When one UFG client received a notice of a loan from Imperial and questioned UFG, a UFG officer said the loan was a "mistake" and asked the client to send him the Imperial payment coupon book. A UFG employee later was ordered to make the monthly payments to keep the client from discovering that UFG had retained the loan proceeds, the indictment says.

Mr. Ferrarini and Mr. Rumignani had a UFG employee obtain two signed premium finance agreements from one client-one for CPF and one for Imperial-telling the client that UFG needed both agreements to obtain quotes from the lenders. UFG then got loans from both finance companies and pocketed the proceeds of one of the loans, prosecutors say.

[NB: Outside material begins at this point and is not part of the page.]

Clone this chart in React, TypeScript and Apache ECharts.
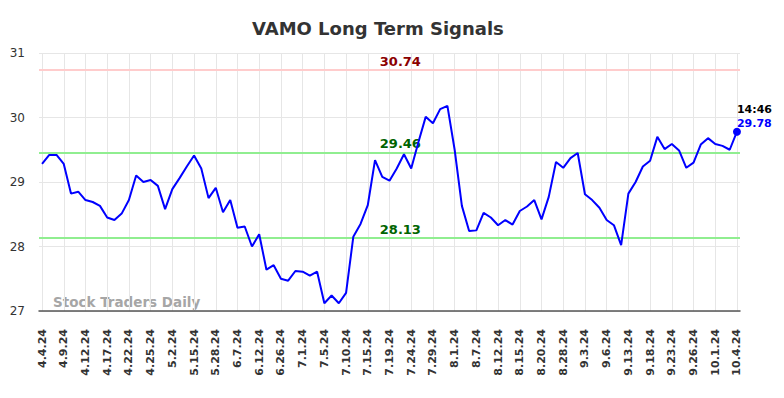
import React, { useEffect, useRef } from "react";
import * as echarts from "echarts";

const TITLE = "VAMO Long Term Signals";
const X_LABELS = [
  "4.4.24", "4.9.24", "4.12.24", "4.17.24", "4.22.24", "4.25.24", "5.2.24", "5.15.24",
  "5.28.24", "6.7.24", "6.12.24", "6.26.24", "7.1.24", "7.5.24", "7.10.24", "7.15.24",
  "7.19.24", "7.24.24", "7.29.24", "8.1.24", "8.7.24", "8.12.24", "8.15.24", "8.20.24",
  "8.28.24", "9.3.24", "9.6.24", "9.13.24", "9.18.24", "9.23.24", "9.26.24", "10.1.24", "10.4.24",
];
const LABEL_STEP = 3;
const PRICES = [
  29.28, 29.42, 29.42, 29.28, 28.82, 28.85, 28.72, 28.69, 28.63, 28.45,
  28.41, 28.51, 28.72, 29.10, 29.00, 29.03, 28.94, 28.58, 28.89, 29.06,
  29.24, 29.41, 29.21, 28.75, 28.91, 28.53, 28.72, 28.29, 28.31, 28.00,
  28.19, 27.64, 27.71, 27.50, 27.47, 27.62, 27.61, 27.55, 27.61, 27.12,
  27.24, 27.12, 27.28, 28.15, 28.35, 28.64, 29.34, 29.08, 29.02, 29.21,
  29.43, 29.21, 29.62, 30.01, 29.91, 30.13, 30.18, 29.50, 28.63, 28.24,
  28.25, 28.52, 28.45, 28.33, 28.41, 28.34, 28.55, 28.62, 28.72, 28.42,
  28.77, 29.31, 29.22, 29.37, 29.45, 28.81, 28.72, 28.60, 28.41, 28.33,
  28.02, 28.82, 29.00, 29.24, 29.33, 29.70, 29.51, 29.59, 29.49, 29.22,
  29.30, 29.58, 29.68, 29.59, 29.56, 29.50, 29.78,
];
const RESISTANCE = 30.74;
const SUPPORTS = [29.46, 28.13];
const LAST_TIME = "14:46";
const Y_MIN = 27;
const Y_MAX = 31;
const LEVEL_LABEL_X = 49.5;

export default function App() {
  const ref = useRef<HTMLDivElement>(null);
  useEffect(() => {
    if (!ref.current) return;
    const chart = echarts.init(ref.current, null, { renderer: "svg" });
    const font = "DejaVu Sans";
    const n = PRICES.length;
    const data = PRICES.map((v, i) => [i, v]);
    const tickVals = X_LABELS.map((_, k) => k * LABEL_STEP);
    const last = PRICES[n - 1];
    chart.setOption({
      animation: false,
      textStyle: { fontFamily: font },
      title: {
        text: TITLE,
        left: 247,
        top: 14,
        textStyle: { fontFamily: font, fontSize: 18, fontWeight: "bold", color: "#333" },
      },
      grid: { left: 39, right: 44, top: 53, bottom: 87, containLabel: false },
      xAxis: {
        type: "value",
        min: -0.42,
        max: n - 1 + 0.42,
        axisLine: { show: true, onZero: false, lineStyle: { color: "#555", width: 1.5 } },
        axisTick: { show: false, customValues: tickVals },
        axisLabel: {
          customValues: tickVals,
          rotate: 90,
          margin: 18,
          fontFamily: font,
          fontSize: 11,
          fontWeight: "bold",
          color: "#333",
          formatter: (v: number) => X_LABELS[Math.round(v / LABEL_STEP)] ?? "",
        },
        splitLine: { show: true, lineStyle: { color: "#e6e6e6", width: 1 } },
      },
      yAxis: {
        type: "value",
        min: Y_MIN,
        max: Y_MAX,
        interval: 1,
        axisLine: { show: false },
        axisTick: { show: false },
        axisLabel: { fontFamily: font, fontSize: 12, color: "#333", margin: 14 },
        splitLine: { show: true, lineStyle: { color: "#e6e6e6", width: 1 } },
      },
      graphic: [
        {
          type: "text",
          left: 53,
          top: 295,
          style: {
            text: "Stock Traders Daily",
            font: `bold 13.5px "${font}"`,
            fill: "#a6a6a6",
          },
        },
      ],
      series: [
        {
          type: "line",
          data,
          showSymbol: false,
          lineStyle: { color: "#0000ff", width: 2 },
          itemStyle: { color: "#0000ff" },
          z: 5,
          markLine: {
            silent: true,
            symbol: "none",
            label: { show: false },
            data: [
              { yAxis: RESISTANCE, lineStyle: { color: "#ffcccc", width: 2, type: "solid" } },
              ...SUPPORTS.map((s) => ({ yAxis: s, lineStyle: { color: "#90ee90", width: 2, type: "solid" } })),
            ],
          },
          markPoint: {
            silent: true,
            data: [
              {
                coord: [LEVEL_LABEL_X, RESISTANCE],
                symbol: "circle",
                symbolSize: 0,
                label: {
                  show: true,
                  position: "top",
                  distance: 2,
                  formatter: RESISTANCE.toFixed(2),
                  fontFamily: font,
                  fontSize: 13,
                  fontWeight: "bold",
                  color: "#8b0000",
                },
              },
              ...SUPPORTS.map((s) => ({
                coord: [LEVEL_LABEL_X, s],
                symbol: "circle",
                symbolSize: 0,
                label: {
                  show: true,
                  position: "top",
                  distance: 2,
                  formatter: s.toFixed(2),
                  fontFamily: font,
                  fontSize: 13,
                  fontWeight: "bold",
                  color: "#006400",
                },
              })),
              {
                coord: [n - 1, last],
                symbol: "circle",
                symbolSize: 8,
                itemStyle: { color: "#0000ff" },
                label: {
                  show: true,
                  position: "top",
                  align: "left",
                  distance: 1,
                  offset: [0, 4],
                  formatter: `{t|${LAST_TIME}}\n{v|${last.toFixed(2)}}`,
                  rich: {
                    t: { fontFamily: font, fontSize: 11, fontWeight: "bold", color: "#000", lineHeight: 14 },
                    v: { fontFamily: font, fontSize: 11, fontWeight: "bold", color: "#0000ff", lineHeight: 14 },
                  },
                },
              },
            ],
          },
        },
      ],
    });
    return () => chart.dispose();
  }, []);
  return <div ref={ref} style={{ width: 784, height: 398, margin: -8 }} />;
}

The four defendants applied for two loans to finance premiums on one of UFG's own insurance policies and received $104,800 from CPF and $117,507 from Imperial. UFG then canceled the insurance policy and kept the loan proceeds.

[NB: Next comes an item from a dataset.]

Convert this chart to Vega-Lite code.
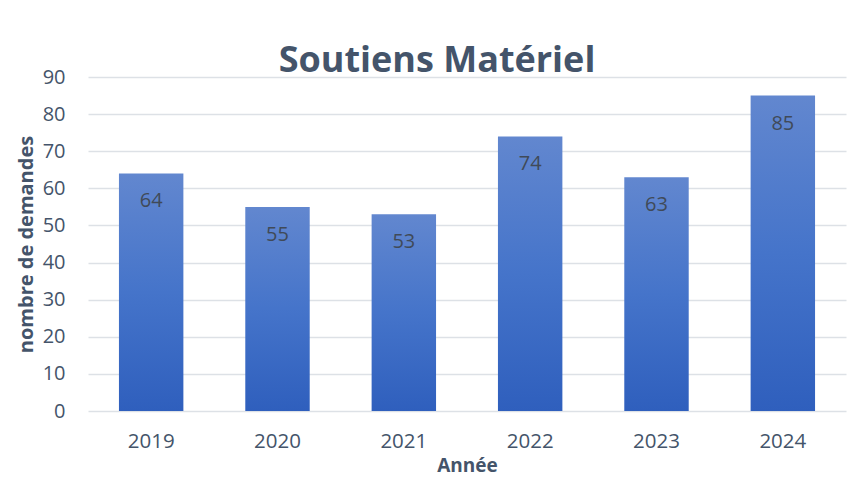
{
  "$schema": "https://vega.github.io/schema/vega-lite/v6.json",
  "autosize": "none",
  "width": 758,
  "height": 334,
  "padding": {"left": 88, "top": 77, "right": 9, "bottom": 66},
  "background": "white",
  "config": {
    "view": {"stroke": null},
    "font": "Open Sans"
  },
  "title": {
    "text": "Soutiens Matériel",
    "font": "Open Sans",
    "fontSize": 36,
    "fontWeight": "bold",
    "color": "#44546A",
    "anchor": "middle",
    "dx": -30,
    "dy": 41,
    "baseline": "alphabetic",
    "offset": 0
  },
  "data": {
    "values": [
      {"annee": "2019", "demandes": 64},
      {"annee": "2020", "demandes": 55},
      {"annee": "2021", "demandes": 53},
      {"annee": "2022", "demandes": 74},
      {"annee": "2023", "demandes": 63},
      {"annee": "2024", "demandes": 85}
    ]
  },
  "encoding": {
    "x": {
      "field": "annee",
      "type": "nominal",
      "scale": {"paddingInner": 0.49, "paddingOuter": 0.245},
      "axis": {
        "title": "Année",
        "titleFont": "Open Sans",
        "titleFontSize": 19,
        "titleFontWeight": "bold",
        "titleColor": "#44546A",
        "titlePadding": 5,
        "labelAngle": 0,
        "labelFont": "Open Sans",
        "labelFontSize": 20.5,
        "labelColor": "#44546A",
        "labelPadding": 20,
        "ticks": false,
        "domain": false,
        "grid": false
      }
    },
    "y": {
      "field": "demandes",
      "type": "quantitative",
      "scale": {"domain": [0, 90], "nice": false},
      "axis": {
        "title": "nombre de demandes",
        "titleFont": "Open Sans",
        "titleFontSize": 20,
        "titleFontWeight": "bold",
        "titleColor": "#44546A",
        "titlePadding": 6,
        "values": [0, 10, 20, 30, 40, 50, 60, 70, 80, 90],
        "labelFont": "Open Sans",
        "labelFontSize": 20,
        "labelColor": "#44546A",
        "labelPadding": 23,
        "ticks": false,
        "domain": false,
        "grid": true,
        "gridColor": "#DDE1E6",
        "gridWidth": 1.5
      }
    }
  },
  "layer": [
    {
      "mark": {
        "type": "bar",
        "color": {
          "gradient": "linear",
          "x1": 0, "y1": 0, "x2": 0, "y2": 1,
          "stops": [
            {"offset": 0, "color": "#6287CF"},
            {"offset": 0.5, "color": "#4574CA"},
            {"offset": 1, "color": "#2F5FBD"}
          ]
        }
      }
    },
    {
      "mark": {
        "type": "text",
        "baseline": "middle",
        "dy": 28,
        "font": "Open Sans",
        "fontSize": 20,
        "color": "#404A58"
      },
      "encoding": {
        "text": {"field": "demandes", "type": "quantitative"}
      }
    }
  ]
}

Mr. Kagan encouraged CPF to approve the fraudulent UFG loans. In return, UFG paid him $425,000, disguising $375,000 of the payments as "consulting services."

Prosecutors also charge that Mr. Kagan himself obtained $284,349 in fraudulent loans from CPF, four of them purportedly on behalf of clients of KBC Systems Inc., another company Mr. Kagan operated.

Throughout the alleged schemes, UFG kept two sets of accounting records, one showing actual income and accounts payable and the other doctored to conceal the allegedly fraudulent transactions.

Several of UFG's SEC filings for 1993 through 1995 also overstated UFG's income and understated its liabilities, prosecutors allege, charging Mr. Ferrarini and Mr. Rumignani with making false statements to the SEC and securities fraud.

In 1994, UFG raised about $4 million in a private placement of preferred stock, and the company and its top officers later were sued by shareholders who charged they were misled about UFG's finances.

Not mentioned in the indictment is Howard Miller, a former UFG senior vp who signed the SEC filings with Mr. Ferrarini and Mr. Rumignani.

Mr. Khuzami, the assistant U.S. attorney, declined to comment on whether Mr. Miller is cooperating with prosecutors. Mr. Miller and his lawyer could not be reached.